Vadias porquê?
Coisas que causam o estupro. Não é bebida, andar só, nem usar roupa sexy. É o estuprador. 10 mulheres são estupradas por dia. E isso não é piada de mau gosto de Rafinha Bastos - um dos apresentadores do CQC. Eram muitas as manifestações. Cartazes, palavras de ordem, pulos contra o machismo e vaias para os misógenos. Um sábado diferente na zona central de Brasília. Aos poucos elas foram chegando. 18 de junho de 2011. Cenas que entraram para a história do Distrito Federal, tão acostumado a manifestações de trabalhadores, índios, sem terra e outras tantas categorias, vindos de todas as partes do país que desejam protestar no centro do poder.
Uma organização diferente. Convocação pela internet para a Marcha das Vadias, um movimento que começou no Canadá e se espalhou pelo mundo.
Centenas de mulheres de idades diversas e homens solidários à causa saíram às 13h40 do Conjunto Nacional. Uma percussão de baldes e latas, surdos e apitos, misturados às vozes revezadas ao microfone puxando o coro das “bacantes”, seguiu pela pista. Margeando o estacionamento, ocupando duas das três faixas do Eixinho, entre buzinas simpáticas ao protesto, seguia a multidão. Muitos fotógrafos, cinegrafistas profissionais, amadores. Celulares e câmeras para registrar o instante que entra para a história, memória da cidade, do movimento de mulheres.
Um caminhar tranqüilo e seguro, de quem sabe de seus direitos e segue em frente para vê-lo sair das páginas da lei, aprisionada, imobilizada pelo preconceito. Sociedade machista, complacente com a violência. Apitos para acordá-la. Cartazes para lembrá-la. Provocações à mente, ao comportamento vigente. Nada pode ser como antes.

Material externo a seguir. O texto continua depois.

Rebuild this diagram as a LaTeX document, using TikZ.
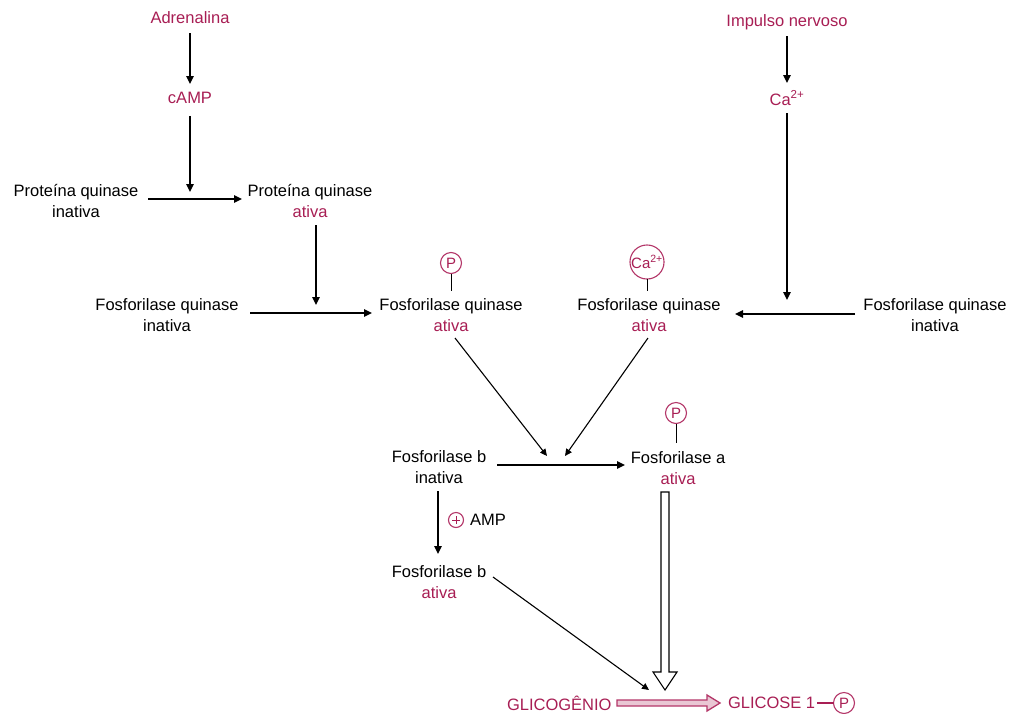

O mundo gira, as mulheres avançam pela avenida, invadem a rodoviária de Brasília. Tudo diante de impassíveis policiais, pedestres e comerciários desavisados, sem entender bem o que diziam e queriam aquelas 1.000 mulheres vestidas de forma diversa, variações de vadias, versões religiosa, meio santa, meio puta, de mini-saias, fazendo top less. Acima de tudo mulheres livres, rebeldes, anárquicas.
E quem achou que anarquia não combinava com organização se esqueceu que no centro de tudo, acima de tudo existe uma causa. Candangos, pessoas em terra estrangeira, na secura do Cerrado daquele sábado quente sem uma nuvem sequer no céu, foram interrompidos em sua rotina. Das estudantes à frente do cortejo inusitado com frases escritas em batom no peito “esse corpo não lhe pertence”, ou “o corpo é meu”, das feministas da marcha das mulheres, das ONGs, dos homens que ousaram dizer que não eram leões e que “ser muito macho é sinal de estupidez”. Nada disso passou despercebido nas plataformas de ônibus, na impaciência de motoristas que seguiam rumo à Esplanada dos Ministérios pelo Eixo Monumental e foram surpreendidos por uma horda de vadias que pararam o trânsito em frente ao Conic, durante o trajeto rumo ao Parque da Cidade.
Um movimento para ficar na memória de quem aderiu, das que saíram das telas dos computadores e ganharam vida na rua, daquelas que já estão nela há muito tempo lutando por dias mais iguais e se juntaram às novas feministas, em sua forma de ver e perceber o mundo.
A provocação, essa insistência que leva o outro a pensar, mesmo que a revelia, mesmo que arrastado, pego de surpresa no ponto de ônibus, isso muda o próprio modo de pensar. E porque não? Afinal: você é um homem, ou um leão?